The answer need to be updated later.

a = HalfSpace[{0, 0, -1}, {0, 0, 0.8}] // Region;
b = Sphere[] // Region;
reg = RegionIntersection[a, b]
RotationMatrix[{RandomPoint[reg], {0, 0, 1}}]
Graphics3D[{Point[RandomPoint[reg, 2000]], Opacity[0.1], Ball[]}]

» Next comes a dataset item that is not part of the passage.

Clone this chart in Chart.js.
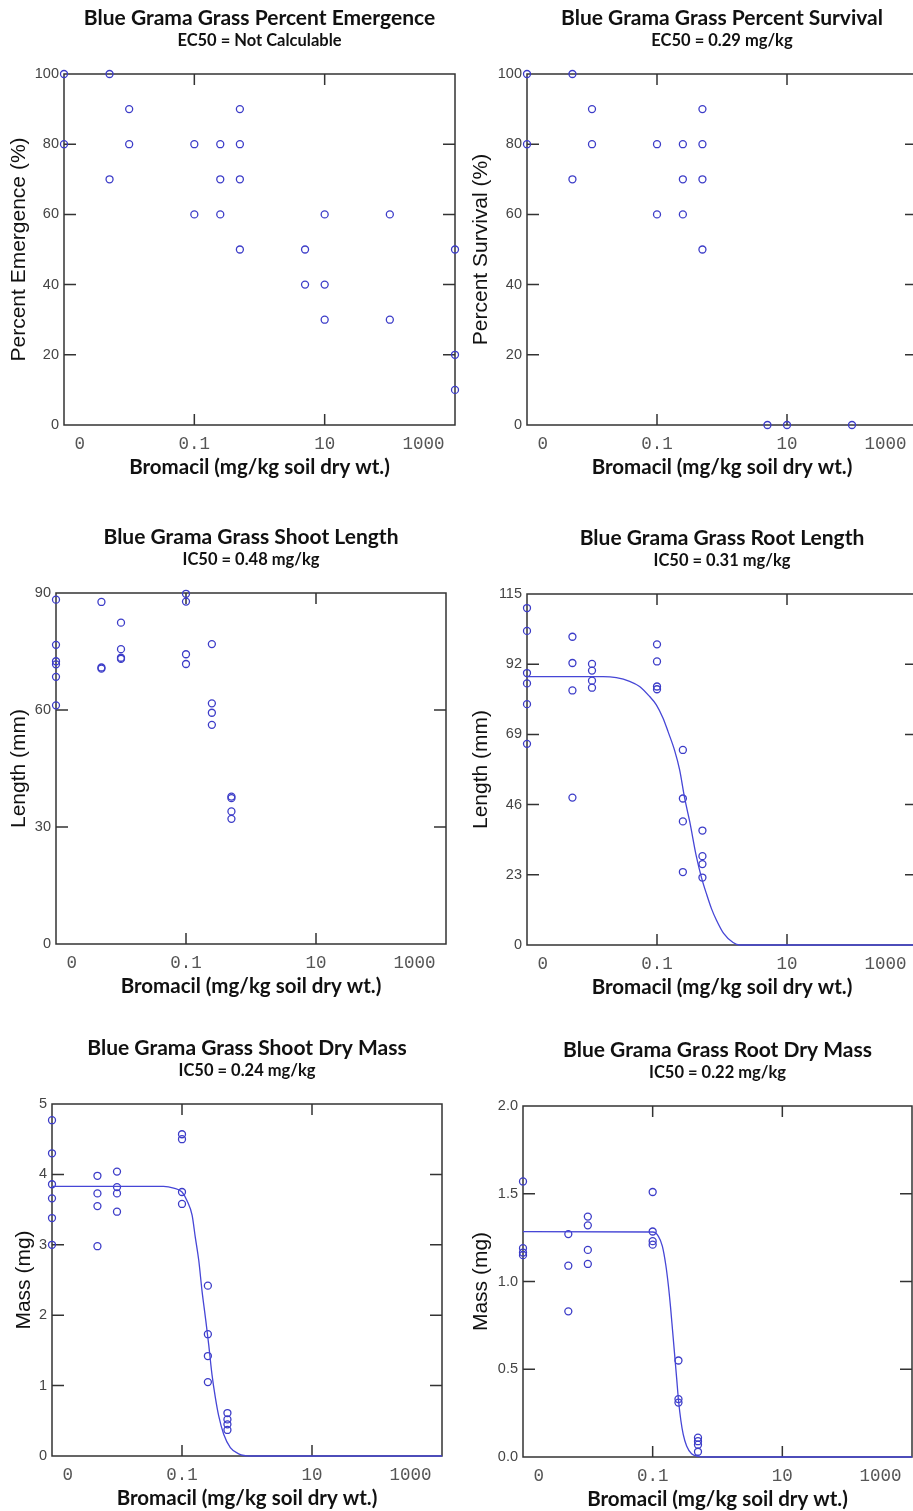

• thanks, that's a useful trick....any idea how to exclude rotations close to origin? I tried RegionIntersection[a, b, RegionDifference[FullRegion[3], HalfSpace[{0, 0, -1}, {0, 0, 0.9}]]] but RandomPoint fails to evaluate for that region Oct 30 '20 at 18:31
• @YaroslavBulatov I have edited the answer. Oct 31 '20 at 0:06

Assuming OP requires rotation matrices for $$n\ge 3$$ and adapting the algorithm given in https://stackoverflow.com/a/50342248/6644522 for Mathematica the following function genM generates a $$n\times n$$ rotation matrix given an axis of rotation v in form of an $$(n-1)$$-subspace (a $$n\times(n-1)$$ matrix) and an angle theta.

ArcTan2[y_,x_]/;x\[Element]Reals&&y\[Element]Reals:=Which[x>0||y!=0,2ArcTan[y/(Sqrt[x^2+y^2]+x)],x<0&&y==0,\[Pi],x==0&&y==0,Indeterminate]

genM[v_List,theta_]:=Module[{n,u,M,c,r,t,R},
n=Length[v[[All,1]]];
u=v;
M=IdentityMatrix[n];
For[c=1,c<=n-2,c++,
For[r=n,r>=c+1,r--,
t=ArcTan2[u[[r,c]],u[[r-1,c]]]//N;
R=IdentityMatrix[n];
R[[r-1;;r,r-1;;r]]={{Cos[t],-Sin[t]},{Sin[t],Cos[t]}}\[Transpose];
u=R.u;
M=R.M;
];
];
R=IdentityMatrix[n];
R[[n-1;;n,n-1;;n]]={{Cos[theta],-Sin[theta]},{Sin[theta],Cos[theta]}};
LeastSquares[M,R.M]
]


where I implemented ÀrcTan2 based on https://en.wikipedia.org/wiki/Atan2. Running

genM[{{1}, {2}, {3}}, \[Pi]/4] // N // MatrixForm
genM[{{1, 0}, {0, 1}, {1, 0}, {0, 1}}, \[Pi]/4] // N // MatrixForm


gives results consistent with https://stackoverflow.com/a/50342248/6644522:

and the three dimensional rotation matrix is equivalent to RotationMatrix[\[Pi]/4, {1, 2, 3}] within floating point precision. The math behind this (I have not looked into it) can supposedly be found in http://citeseerx.ist.psu.edu/viewdoc/summary?doi=10.1.1.4.8662.

I am not 100% sure that this implementation in Mathematica is correct: I had to add a Transpose, adapt some spans and I do not know if the implementation of ArcTan2 I have chosen is consistent with atan2 in MATLAB. I ran some test on against RotationMatrix with random angles and axes and in $$n=3$$ the code seems to work but for $$n>3$$ I only checked against the on example given for the MATLAB code.